Most DSO is lost to delay, not refusal: reminders that never got written, replies that sat unread, receipts matched by hand a week late. Automating multi-channel collections and cash application removes those delays so the clock stops sooner.

Let an agent work your overdue book

Welldun chases overdue invoices across email, WhatsApp, and voice, and reconciles incoming cash automatically — so DSO falls without manual chasing.

See it on your numbers

How AI lowers DSO

An autonomous collections agent attacks DSO at every delay point at once: it follows up on every account on schedule, replies to customers in context, prioritizes by exposure, and matches incoming payments to invoices the moment they land. Because the follow-up is constant rather than occasional, fewer invoices age — which is exactly what a lower DSO measures. For a deeper look at the moving parts, see our guide to accounts receivable automation and how dunning automation fits in.

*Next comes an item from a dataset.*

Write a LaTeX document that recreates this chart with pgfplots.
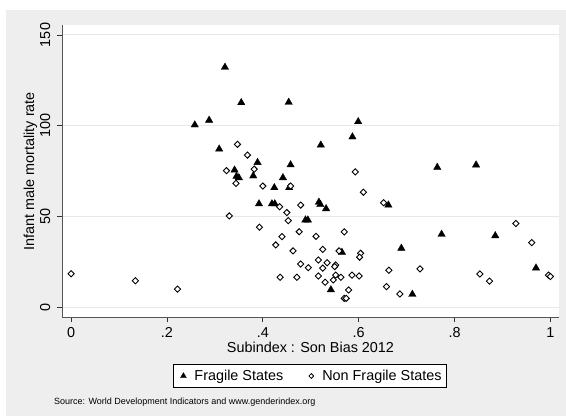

Frequently asked questions

What is DSO?
DSO (days sales outstanding) is the average number of days it takes to collect payment after a sale, calculated as (accounts receivable ÷ total credit sales) × number of days in the period. A lower DSO means you convert invoices to cash faster.
What is a good DSO number?
A good DSO is usually at or below your payment terms — for Net 30, a DSO in the low-to-mid 30s is healthy. It varies by industry, so track your own trend rather than chasing a universal figure.
How do I calculate DSO?
Divide your accounts receivable by total credit sales for a period, then multiply by the number of days in that period. Example: $600,000 AR ÷ $1,800,000 sales × 90 days = 30 days.
Can automation really reduce DSO?
Yes. Most DSO is lost to delay — reminders that go unsent, receipts matched late. Automating consistent follow-up and cash application removes those delays, so invoices age less before they’re paid.